Time Out says
It looks like a walk in the park – and a coffee stop, and a float down the Seine – but Linklater’s magic-hour impromptu lights up passions and possibilities most films don’t dream of. A more seasoned follow-up to ‘Before Sunrise’, in which Ethan Hawke’s rambling young American and Julie Delpy’s French student waxed romantic over one charmed night in Vienna, it’s some companion piece: a modest resumption of a love story whose pristine naturalism is never breached by its concurrent self-reflexiveness as a fiction and sequel. The couple themselves remain as self-conscious as they are direct, aware that this reunion is both a reprise and a new chapter, a turn full-circle and another waypoint down the line; they speculate on dreams, make-believe, and the idea of being characters in someone’s else’s scheme – suggesting fiction as a metaphor for fate.
Chinese boxes-style, they’ve even translated their memories of Vienna into their own art: he a book, she a song… It’s at his final reading in Paris that they meet again (did he ever meet the girl again, one of his audience asks?
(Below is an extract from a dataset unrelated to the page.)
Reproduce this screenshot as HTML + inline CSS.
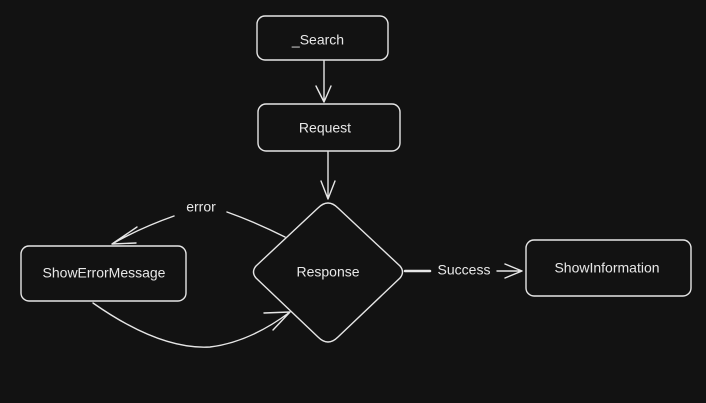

The answer depends on whether you’re a romantic or a cynic, he tells her), and they step out for a coffee in his window before he catches a flight home. ‘I think I might have written that entire book just to find you again,’ he tells her, as their preliminaries give way to heartier expressions of remorse and frustration: the cynic in Linklater (and Hawke and Delpy, who co-wrote) has been at work in the intervening years, buffeting their idealism and queering the reality of that night of lost magic. The film picks up momentum with them – Linklater still does the connections and evasions of dialogue like no one but Rohmer – before delightfully slipping a gear for a sublimely wound-down ending. At the risk of overhyping 80 minutes of intimate real-time, this is the soul of generosity, a beautifully vibrant and big-spirited film.